U.S. Supreme Court justices on Monday expressed reservations concerning Republican-backed laws in Florida and Texas that are meant to restrict the power of social media companies dealing with limiting content that the platforms deem objectionable. However, the court signaled they aren’t ready to block the laws entirely. 


During almost four hours of arguments regarding the cases, the justices expressed concerns that the laws might undermine the editorial decisions of the platforms. This would result in violations of free speech protections. But they also indicated they might permit the regulation of certain non-expressive internet services such as the creation of email or direct-messaging accounts. 


The laws were challenged by tech industry trade groups NetChoice and the Computer & Communications Industry Association. The members include Facebook parent Meta, Alphabet's Google, which owns YouTube, as well as TikTok and Snapchat owner Snap. The laws from either state have not taken effect yet. 


The major issue with the bills is whether state laws that regulate the content-moderation practices by large social media platforms violate the free speech rights for these companies under the U.S. Constitution's First Amendment. 
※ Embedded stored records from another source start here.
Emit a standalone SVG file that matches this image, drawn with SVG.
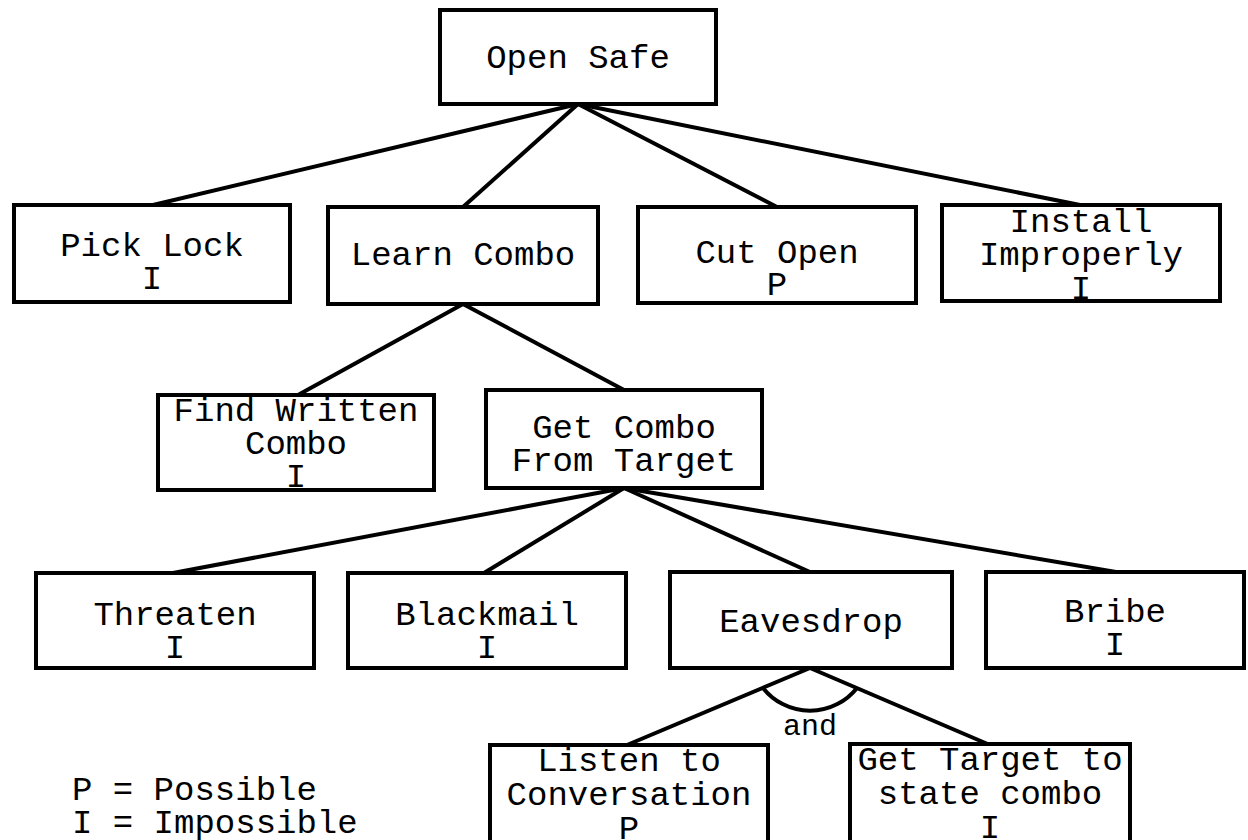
<svg xmlns="http://www.w3.org/2000/svg" width="1248" height="840" viewBox="0 0 1248 840">
<style>
  .box { fill: #ffffff; stroke: #000000; stroke-width: 4; }
  .t { font-family: "Liberation Mono", "DejaVu Sans Mono", monospace; font-size: 34px; fill: #000000; text-anchor: middle; }
  .small { font-family: "Liberation Mono", "DejaVu Sans Mono", monospace; font-size: 30px; fill: #000000; text-anchor: middle; }
  .legend { font-family: "Liberation Mono", "DejaVu Sans Mono", monospace; font-size: 34px; fill: #000000; }
  .edge { fill: none; stroke: #000000; stroke-width: 4; }
</style>
<rect width="1248" height="840" fill="#ffffff"/>
<g id="connectors">
  <line class="edge" x1="578" y1="104" x2="153" y2="205"/>
  <line class="edge" x1="578" y1="104" x2="463" y2="207"/>
  <line class="edge" x1="578" y1="104" x2="777" y2="207"/>
  <line class="edge" x1="578" y1="104" x2="1080" y2="205"/>
  <line class="edge" x1="463" y1="304" x2="298" y2="395"/>
  <line class="edge" x1="463" y1="304" x2="624" y2="390"/>
  <line class="edge" x1="624" y1="488" x2="173" y2="573"/>
  <line class="edge" x1="624" y1="488" x2="484" y2="573"/>
  <line class="edge" x1="624" y1="488" x2="810" y2="572"/>
  <line class="edge" x1="624" y1="488" x2="1116" y2="572"/>
  <line class="edge" x1="810" y1="668" x2="627" y2="745"/>
  <line class="edge" x1="810" y1="668" x2="990" y2="745"/>
  <path class="edge" d="M763,688 A60,60 0 0 0 857,688"/>
  <text class="small" x="810" y="735">and</text>
</g>
<g id="open-safe">
  <rect class="box" x="440" y="10" width="276" height="94"/>
  <text class="t" x="578" y="68">Open Safe</text>
</g>
<g id="pick-lock">
  <rect class="box" x="14" y="205" width="276" height="97"/>
  <text class="t" x="152" y="256">Pick Lock</text>
  <text class="t" x="152" y="289">I</text>
</g>
<g id="learn-combo">
  <rect class="box" x="328" y="207" width="270" height="97"/>
  <text class="t" x="463" y="265">Learn Combo</text>
</g>
<g id="cut-open">
  <rect class="box" x="638" y="207" width="278" height="96"/>
  <text class="t" x="777" y="263">Cut Open</text>
  <text class="t" x="777" y="295">P</text>
</g>
<g id="install-improperly">
  <rect class="box" x="942" y="205" width="278" height="96"/>
  <text class="t" x="1081" y="232">Install</text>
  <text class="t" x="1081" y="265">Improperly</text>
  <text class="t" x="1081" y="299">I</text>
</g>
<g id="find-written-combo">
  <rect class="box" x="158" y="395" width="276" height="95"/>
  <text class="t" x="296" y="421">Find Written</text>
  <text class="t" x="296" y="454">Combo</text>
  <text class="t" x="296" y="487">I</text>
</g>
<g id="get-combo-from-target">
  <rect class="box" x="486" y="390" width="276" height="98"/>
  <text class="t" x="624" y="438">Get Combo</text>
  <text class="t" x="624" y="471">From Target</text>
</g>
<g id="threaten">
  <rect class="box" x="36" y="573" width="278" height="95"/>
  <text class="t" x="175" y="625">Threaten</text>
  <text class="t" x="175" y="658">I</text>
</g>
<g id="blackmail">
  <rect class="box" x="348" y="573" width="278" height="95"/>
  <text class="t" x="487" y="625">Blackmail</text>
  <text class="t" x="487" y="658">I</text>
</g>
<g id="eavesdrop">
  <rect class="box" x="670" y="572" width="282" height="96"/>
  <text class="t" x="811" y="632">Eavesdrop</text>
</g>
<g id="bribe">
  <rect class="box" x="986" y="572" width="258" height="96"/>
  <text class="t" x="1115" y="622">Bribe</text>
  <text class="t" x="1115" y="655">I</text>
</g>
<g id="listen-to-conversation">
  <rect class="box" x="490" y="745" width="278" height="110"/>
  <text class="t" x="629" y="771">Listen to</text>
  <text class="t" x="629" y="805">Conversation</text>
  <text class="t" x="629" y="839">P</text>
</g>
<g id="get-target-to-state-combo">
  <rect class="box" x="850" y="744" width="280" height="110"/>
  <text class="t" x="990" y="770">Get Target to</text>
  <text class="t" x="990" y="804">state combo</text>
  <text class="t" x="990" y="838">I</text>
</g>
<g id="legend">
  <text class="legend" x="72" y="800">P = Possible</text>
  <text class="legend" x="72" y="833">I = Impossible</text>
</g>
</svg>
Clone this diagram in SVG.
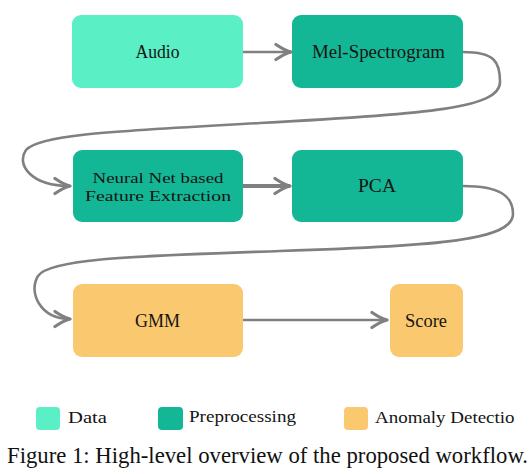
<svg xmlns="http://www.w3.org/2000/svg" width="531" height="474" viewBox="0 0 531 474">
<style>
.data{fill:#5BEFC5}
.pre{fill:#14B795}
.anom{fill:#FAC86F}
.lbl{font-family:"Liberation Serif","Times New Roman",serif;font-size:18px;fill:#141414;text-anchor:middle}
.lbl2{font-family:"Liberation Serif","Times New Roman",serif;font-size:15.5px;fill:#141414;text-anchor:middle}
.leg{font-family:"Liberation Serif","Times New Roman",serif;font-size:17.5px;fill:#141414}
.cap{font-family:"Liberation Serif","Times New Roman",serif;font-size:22.6px;fill:#111}
.edge{fill:none;stroke:#808080;stroke-width:2.6}
</style>
<defs>
<marker id="arr" markerUnits="userSpaceOnUse" markerWidth="20" markerHeight="20" viewBox="-14 -8 16 16" refX="0" refY="0" orient="auto">
<path d="M-12,-6 Q-5,-1.2 0,0 Q-5,1.2 -12,6" fill="none" stroke="#808080" stroke-width="2.6" stroke-linecap="round" stroke-linejoin="round"/>
</marker>
<clipPath id="legclip"><rect x="0" y="390" width="515" height="50"/></clipPath>
</defs>
<rect width="531" height="474" fill="#fff"/>
<g id="connectors">
<path class="edge" d="M243,52 L291,52" marker-end="url(#arr)"/>
<path class="edge" d="M463,52 C495,52 500,62 500,82 C500,108 430,114 260,123 C120,131 40,134 26,150 C16,164 30,186 70,186" marker-end="url(#arr)"/>
<path class="edge" style="stroke-width:4" d="M243,186 L290,186" marker-end="url(#arr)"/>
<path class="edge" d="M463,186 C500,186 513,196 513,214 C513,240 440,246 280,251 C140,256 50,258 38,276 C28,292 40,319 70,319" marker-end="url(#arr)"/>
<path class="edge" d="M243,320 L387,320" marker-end="url(#arr)"/>
</g>
<g id="node-audio">
<rect class="data" x="72" y="15" width="171" height="73" rx="9"/>
<text class="lbl" x="157.5" y="58" textLength="44" lengthAdjust="spacingAndGlyphs">Audio</text>
</g>
<g id="node-mel">
<rect class="pre" x="292" y="15" width="171" height="73" rx="9"/>
<text class="lbl" x="378.5" y="58" textLength="133" lengthAdjust="spacingAndGlyphs">Mel-Spectrogram</text>
</g>
<g id="node-nn">
<rect class="pre" x="73" y="150" width="170" height="72" rx="9"/>
<text class="lbl2" x="158" y="182.5" textLength="131" lengthAdjust="spacingAndGlyphs">Neural Net based</text>
<text class="lbl2" x="158" y="200.5" textLength="146" lengthAdjust="spacingAndGlyphs">Feature Extraction</text>
</g>
<g id="node-pca">
<rect class="pre" x="292" y="150" width="171" height="72" rx="9"/>
<text class="lbl" x="377" y="192" textLength="38" lengthAdjust="spacingAndGlyphs">PCA</text>
</g>
<g id="node-gmm">
<rect class="anom" x="73" y="284" width="170" height="73" rx="9"/>
<text class="lbl" x="157.5" y="327" textLength="45" lengthAdjust="spacingAndGlyphs">GMM</text>
</g>
<g id="node-score">
<rect class="anom" x="390" y="284" width="73" height="73" rx="9"/>
<text class="lbl" x="426" y="327" textLength="42" lengthAdjust="spacingAndGlyphs">Score</text>
</g>
<g id="legend">
<rect class="data" x="36" y="407" width="24" height="23" rx="4"/>
<text class="leg" x="68" y="423" textLength="39" lengthAdjust="spacingAndGlyphs">Data</text>
<rect class="pre" x="158" y="407" width="25" height="23" rx="4"/>
<text class="leg" x="189" y="422" textLength="107" lengthAdjust="spacingAndGlyphs">Preprocessing</text>
<rect class="anom" x="344" y="407" width="24" height="23" rx="4"/>
<g clip-path="url(#legclip)">
<text class="leg" x="375" y="423" textLength="149" lengthAdjust="spacingAndGlyphs">Anomaly Detection</text>
</g>
</g>
<text class="cap" x="7" y="463" textLength="521" lengthAdjust="spacingAndGlyphs">Figure 1: High-level overview of the proposed workflow.</text>
</svg>
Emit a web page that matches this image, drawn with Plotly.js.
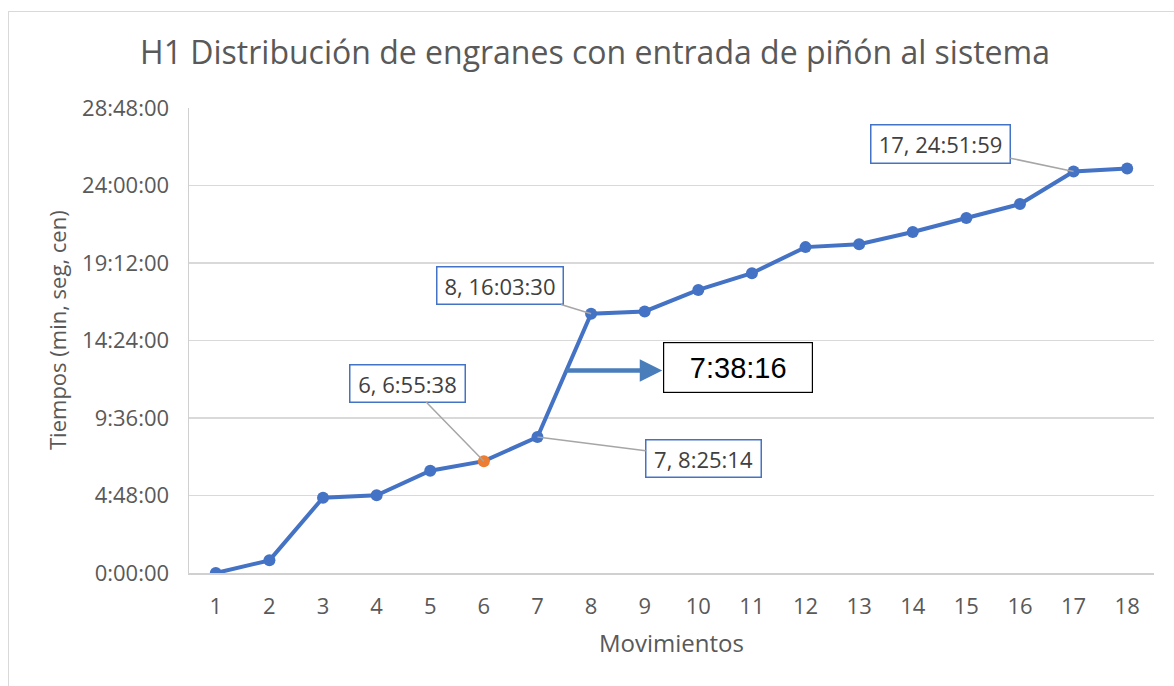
<!DOCTYPE html>
<html>
<head>
<meta charset="utf-8">
<script src="https://cdn.plot.ly/plotly-3.0.1.min.js"></script>
<style>
  html, body { margin: 0; padding: 0; background: #ffffff; }
  #wrap { position: relative; width: 1174px; height: 686px; overflow: hidden; }
  #chart { position: absolute; left: 0; top: 0; width: 1174px; height: 686px; }
  #frame { position: absolute; left: 8px; top: 11px; width: 1300px; height: 800px;
           border-left: 1px solid #d9d9d9; border-top: 1px solid #d9d9d9; pointer-events: none; }
</style>
</head>
<body>
<div id="wrap">
  <div id="chart"></div>
  <div id="frame"></div>
</div>
<script>
// ---- data ----
const movimientos = [1, 2, 3, 4, 5, 6, 7, 8, 9, 10, 11, 12, 13, 14, 15, 16, 17, 18];
const tiempos = ["0:00:00", "0:47:00", "4:40:00", "4:49:00", "6:20:00", "6:55:38", "8:25:14",
                 "16:03:30", "16:12:00", "17:32:00", "18:34:00", "20:11:00", "20:22:00",
                 "21:07:00", "21:59:00", "22:51:00", "24:51:59", "25:03:00"];
const yTickText = ["0:00:00", "4:48:00", "9:36:00", "14:24:00", "19:12:00", "24:00:00", "28:48:00"];
const labeledMovs = [6, 7, 8, 17];
const highlightMov = 6;
const diffFrom = 7, diffTo = 8;
const xTitle = "Movimientos";
const yTitle = "Tiempos (min, seg, cen)";
const chartTitle = "H1 Distribución de engranes con entrada de piñón al sistema";

// ---- helpers ----
function toHours(s) { const p = s.split(":").map(Number); return p[0] + p[1] / 60 + p[2] / 3600; }
function fmt(h) {
  let sec = Math.round(h * 3600);
  const hh = Math.floor(sec / 3600); sec -= hh * 3600;
  const mm = Math.floor(sec / 60); const ss = sec - mm * 60;
  return hh + ":" + String(mm).padStart(2, "0") + ":" + String(ss).padStart(2, "0");
}
const yVals = tiempos.map(toHours);
const yTickVals = yTickText.map(toHours);

const BLUE = "#4472C4", ORANGE = "#ED7D31", GRAY = "#595959";
const FONT = "Open Sans, sans-serif";

const markerColors = movimientos.map(m => m === highlightMov ? ORANGE : BLUE);

const traces = [{
  x: movimientos, y: yVals, type: "scatter", mode: "lines+markers",
  line: { color: BLUE, width: 4 },
  marker: { color: markerColors, size: 12 },
  hoverinfo: "skip"
}];

// label box styles (offsets in px from the point)
const labelStyle = {
  6:  { ax: -76,  ay: -78, w: 114, h: 36 },
  7:  { ax: 166,  ay: 21,  w: 114, h: 36 },
  8:  { ax: -91,  ay: -28, w: 125, h: 36 },
  17: { ax: -133, ay: -28, w: 138, h: 37 }
};

const annotations = labeledMovs.map(m => {
  const i = movimientos.indexOf(m);
  const st = labelStyle[m];
  return {
    x: m, y: yVals[i], xref: "x", yref: "y",
    text: m + ", " + tiempos[i],
    showarrow: true, arrowhead: 0, arrowwidth: 1.5, arrowcolor: "#a6a6a6",
    ax: st.ax, ay: st.ay,
    width: st.w, height: st.h, borderpad: 0,
    bgcolor: "#ffffff", bordercolor: BLUE, borderwidth: 1.5,
    font: { family: FONT, size: 22, color: "#404040" }
  };
});

// difference arrow and box
const iA = movimientos.indexOf(diffFrom), iB = movimientos.indexOf(diffTo);
const diffY = (yVals[iA] + yVals[iB]) / 2;
const diffX = (diffFrom + diffTo) / 2;
annotations.push({
  x: diffX, y: diffY, xref: "x", yref: "y",
  xshift: 98, yshift: 5,
  ax: -98, ay: 0, text: "",
  showarrow: true, arrowhead: 2, arrowsize: 1, arrowwidth: 4.5, arrowcolor: "#4A7EBB"
});
annotations.push({
  x: diffX, y: diffY, xref: "x", yref: "y",
  xshift: 99, yshift: 8, xanchor: "left", yanchor: "middle",
  showarrow: false,
  text: fmt(yVals[iB] - yVals[iA]),
  width: 148, height: 49, borderpad: 0,
  bgcolor: "#ffffff", bordercolor: "#000000", borderwidth: 1.2,
  font: { family: "Liberation Sans, Arial, sans-serif", size: 29, color: "#000000" }
});

// y-axis title (placed as annotation so it can sit slightly above the plot centre)
annotations.push({
  xref: "paper", yref: "paper", x: (57 - 189) / 965, y: (573 - 330) / 465,
  xanchor: "center", yanchor: "middle", showarrow: false, textangle: -90,
  text: yTitle, font: { family: FONT, size: 22, color: GRAY }
});

const layout = {
  width: 1174, height: 686,
  margin: { l: 189, r: 20, t: 108, b: 113 },
  paper_bgcolor: "#ffffff", plot_bgcolor: "#ffffff",
  showlegend: false,
  title: {
    text: chartTitle,
    font: { family: FONT, size: 32, color: GRAY },
    x: 595 / 1174, xanchor: "center", xref: "container",
    y: 1 - 53 / 686, yanchor: "middle", yref: "container"
  },
  xaxis: {
    range: [0.5, 18.5], tickvals: movimientos, ticktext: movimientos.map(String),
    showgrid: false, zeroline: false,
    showline: true, linecolor: "#d0d0d0", linewidth: 1.5,
    ticks: "", ticklabelstandoff: 13,
    tickfont: { family: FONT, size: 22, color: GRAY },
    title: { text: xTitle, font: { family: FONT, size: 24, color: GRAY }, standoff: 16 }
  },
  yaxis: {
    range: [0, 28.8], tickvals: yTickVals, ticktext: yTickText,
    showgrid: true, gridcolor: "#d9d9d9", gridwidth: 1.5,
    zeroline: false, showline: true, linecolor: "#d0d0d0", linewidth: 1.5,
    ticks: "", ticklabelstandoff: 14,
    tickfont: { family: FONT, size: 22, color: GRAY }
  },
  annotations: annotations
};

Plotly.newPlot("chart", traces, layout, { displayModeBar: false, staticPlot: true });
</script>
</body>
</html>
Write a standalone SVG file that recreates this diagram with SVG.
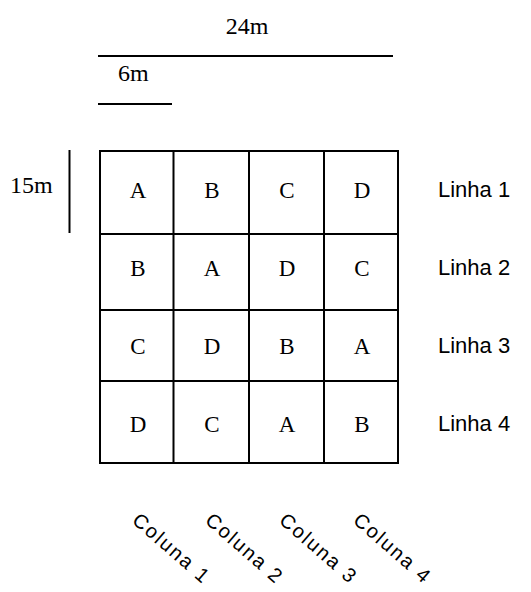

The laws were created due to Republican concerns about alleged bias against conservative voices on social media sites like Facebook and Instagram. 


These two cases give the Supreme Court an opportunity to decide whether the First Amendment protects the editorial decisions of social media platforms and prohibits governments from forcing companies to publish or remove content. 


Without the possibility to moderate, which includes the ability to block or remove different content or users, prioritize the promotion of certain posts over others, or include additional context on posts, their websites would be more prone to being filled with spam, bullying, extremism and hate speech. 


If the laws are allowed to stand, it could lead to a patchwork of state measures that govern content moderation, which would raise the complexity and cost of compliance for platforms. 


Florida's law requires large social media companies to host content of all perspectives by prohibiting the censorship or banning of a political candidate or news company. 


The Texas law prevents social media companies that have at least 50 million monthly active users from censoring users based on their viewpoints. The proposed law also allows both users and the Texas attorney general the ability to sue as a means of enforcing the decision.. 


The Supreme Court's ruling on the case is due around the end of June, and has a six to three conservative majority.